Urgent French jobs plan ruffles feathers
French Prime Minister Dominique de Villepin presented a bill yesterday that would bypass parliament and urgently push through the government’s new jobs plan, a move that enraged the opposition.
De Villepin has made defeating France’s double-digit unemployment the priority of his administration and says his plan would get bogged down if it had to go through lawmakers. He has pledged to start the conservative government’s €4.5bn job plan on September 1.
“We have to act quickly,” de Villepin said in an evening interview with France-3 television. “How do we get an urgent plan put in place by September 1? By ordinance. If not it would take months and months.”
The bill de Villepin presented yesterday to cabinet ministers would allow him to circumvent parliament and pass the measures by decree.
“Your mission is to obtain results for jobs,” Villepin told the cabinet, according to government spokesman Jean-Francois Cope.
The bill itself is scheduled to go before parliament, where the right holds a majority, shortly, with final approval expected mid-July.
Villepin has said his mission is to “get France going again” and to tackle the country’s 10.2% unemployment. His plan has a number of measures aimed at encouraging small companies to hire by reducing some of their tax and administrative burdens.
The plan also authorises the government to do away with age limits in the public sector and gives special treatment to people who have been unemployed for more than 18 months.
“We have exhausted traditional solutions,” President Jacques Chirac said, according to Cope.
But the opposition blasted Villepin’s method as downright undemocratic.
Leading Socialist lawmaker Jean-Marc Ayrault accused de Villepin of “being afraid of parliament”.
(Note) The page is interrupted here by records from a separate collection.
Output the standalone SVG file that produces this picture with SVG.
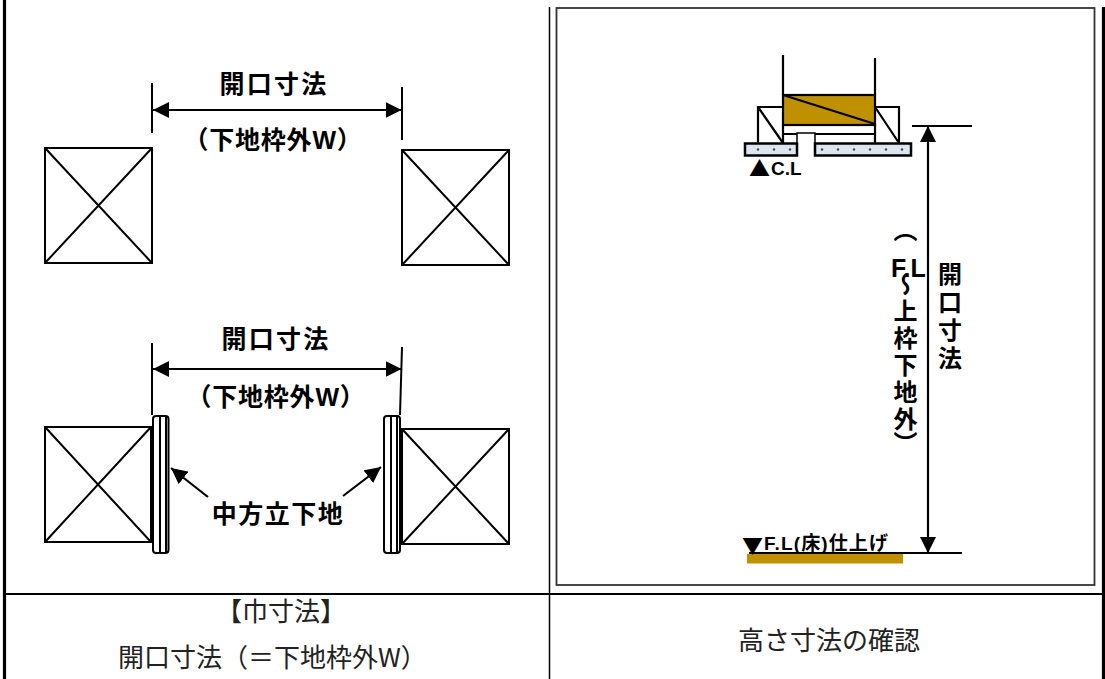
<svg xmlns="http://www.w3.org/2000/svg" width="1105" height="679" viewBox="0 0 1105 679">
<style>
text{font-family:"Liberation Sans","Noto Sans CJK JP",sans-serif;fill:#000;font-weight:700}
.b{font-size:25px;letter-spacing:2.200px;text-anchor:middle}
.s{font-size:25px;letter-spacing:.8px;text-anchor:middle}
.m{font-size:25px;letter-spacing:1.500px;text-anchor:middle}
.c{font-size:26px;font-weight:400;fill:#222;font-family:"Noto Sans CJK JP",sans-serif}
.v{font-size:24px;letter-spacing:3px;writing-mode:vertical-rl;font-family:"Noto Sans CJK JP",sans-serif}
.g{font-size:19px}
.k{font-size:21px;font-family:"Noto Sans CJK JP",sans-serif}
.l{stroke:#000;fill:none;stroke-width:2}
.t{stroke:#000;fill:none;stroke-width:2.200}
.w{stroke:#000;fill:#fff;stroke-width:2}
.p{fill:#dce6f1;stroke:#000;stroke-width:2.500}
.d{fill:#444}
</style>
<defs>
<marker id="a" viewBox="0 0 16 16" refX="16" refY="8" markerWidth="16" markerHeight="16" markerUnits="userSpaceOnUse" orient="auto-start-reverse"><path d="M0 0L16 8L0 16Z" fill="#000"/></marker>
</defs>
<rect width="1105" height="679" fill="#fff"/>
<g id="table">
<path d="M4.500 0V679" stroke="#000" stroke-width="3.200"/>
<path d="M1103.500 7V679" stroke="#000" stroke-width="3.200"/>
<path d="M549.500 7V679" stroke="#000" stroke-width="1.500"/>
<path d="M6 594H1102" stroke="#000" stroke-width="2"/>
<rect x="556.500" y="8" width="538" height="577" fill="none" stroke="#333" stroke-width="1.800"/>
</g>
<g id="top-left-post"><rect x="45" y="148" width="107" height="115" class="l"/><path d="M45 148L152 263M152 148L45 263" class="l"/></g>
<g id="top-right-post"><rect x="402" y="150" width="107" height="115" class="l"/><path d="M402 150L509 265M509 150L402 265" class="l"/></g>
<g id="bottom-left-post"><rect x="45" y="427" width="106" height="115" class="l"/><path d="M45 427L151 542M151 427L45 542" class="l"/></g>
<g id="bottom-right-post"><rect x="402" y="429" width="107" height="115" class="l"/><path d="M402 429L509 544M509 429L402 544" class="l"/></g>
<g id="left-mullion"><rect x="153" y="416" width="15.500" height="137" rx="3" class="w"/><path d="M160 416V553M166 416V553" stroke="#000" stroke-width="2"/></g>
<g id="right-mullion"><rect x="384" y="416" width="16" height="137" rx="3" class="w"/><path d="M391 416V553M397 416V553" stroke="#000" stroke-width="2"/></g>
<g id="connectors">
<path d="M152 83V133M402 87V140M152 343V415M402 347L400 415" class="l"/>
<path d="M153 110H401.500" class="t" marker-start="url(#a)" marker-end="url(#a)"/>
<path d="M153 369H401.500" class="t" marker-start="url(#a)" marker-end="url(#a)"/>
<path d="M208 497L171 468" class="t" marker-end="url(#a)"/>
<path d="M343 496L381 467" class="t" marker-end="url(#a)"/>
<path d="M928 126V553" class="t" marker-start="url(#a)" marker-end="url(#a)"/>
<path d="M912 126L972 126" class="t"/>
<path d="M749 553L962 553" class="t"/>
</g>
<g id="labels">
<text x="274" y="93" class="b">開口寸法</text>
<text x="273" y="149" class="s">（下地枠外W）</text>
<text x="276" y="348" class="b">開口寸法</text>
<text x="276" y="406" class="s">（下地枠外W）</text>
<text x="278" y="523" class="m">中方立下地</text>
<text x="216" y="621" class="c">【巾寸法】</text>
<text x="118" y="667" class="c">開口寸法（＝下地枠外W）</text>
<text x="738" y="650" class="c">高さ寸法の確認</text>
</g>
<g id="section-detail">
<path d="M783 55V95M875 58V95" class="t"/>
<rect x="783" y="95" width="92" height="30" fill="#bf9000" stroke="#000" stroke-width="2.200"/>
<path d="M783 95L875 124" class="t"/>
<path d="M783 107H758V143M875 107H899V143" class="t"/>
<path d="M758 107L783 143M875 107L899 143" class="t"/>
<path d="M783 125V143M875 125V143M783 134H797M815 134H875" class="t"/>
<path d="M797 143V133H815V143" stroke="#000" stroke-width="1.500" fill="none"/>
<rect x="745" y="143.500" width="52" height="12" class="p"/>
<rect x="815" y="143.500" width="96" height="12" class="p"/>
<g class="d"><circle cx="758" cy="149.500" r="1.200"/><circle cx="774" cy="149.500" r="1.200"/><circle cx="790" cy="149.500" r="1.200"/><circle cx="822" cy="149.500" r="1.200"/><circle cx="838" cy="149.500" r="1.200"/><circle cx="854" cy="149.500" r="1.200"/><circle cx="870" cy="149.500" r="1.200"/><circle cx="886" cy="149.500" r="1.200"/><circle cx="902" cy="149.500" r="1.200"/></g>
<text x="749" y="175.500" class="k">▲</text>
<text x="771" y="175" class="g">C.L</text>
</g>
<g id="floor">
<rect x="747" y="554" width="156" height="9.500" fill="#bf9000"/>
<text x="742" y="552.500" class="k">▼</text>
<text x="764" y="550" class="g" textLength="124" lengthAdjust="spacing">F.L(床)仕上げ</text>
</g>
<g id="height-labels">
<text x="950" y="262" class="v" style="letter-spacing:4px">開口寸法</text>
<text x="905.500" y="218" class="v">（</text>
<text x="891" y="277" font-size="25">F.L</text>
<text x="905.500" y="272" class="v">～上枠下地外</text>
<text x="905.500" y="431" class="v">）</text>
</g>
</svg>
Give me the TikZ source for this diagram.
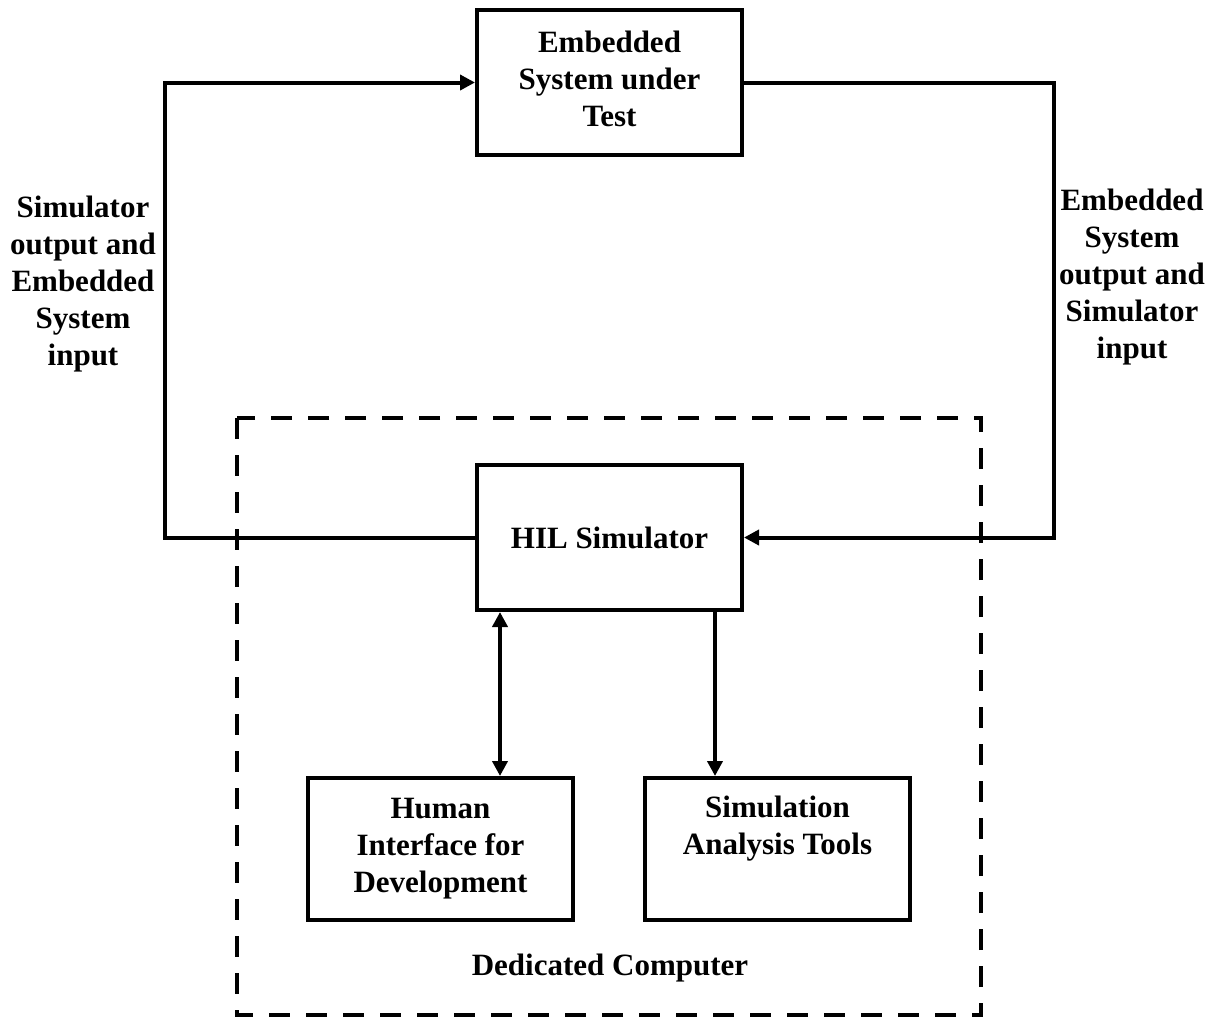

He urged the prime minister to “let the parliament play its role”.
Centrist party UDF plans to vote against the plan, said party spokesman Francois Sauvadet, who said this amounts to parliament “divesting itself”. He added that de Villepin’s approach made him sceptical.
“On a subject that is as important as jobs, to say to parliament: ’Go away, there’s nothing for you here,’ it’s not a good sign.”
De Villepin urged his critics to rally behind the cause of boosting jobs and present a unified front.
“We know the economic situation that is confronting us,” de Villepin said during his television interview.
"Do you really think that at a time like this we should be divided?”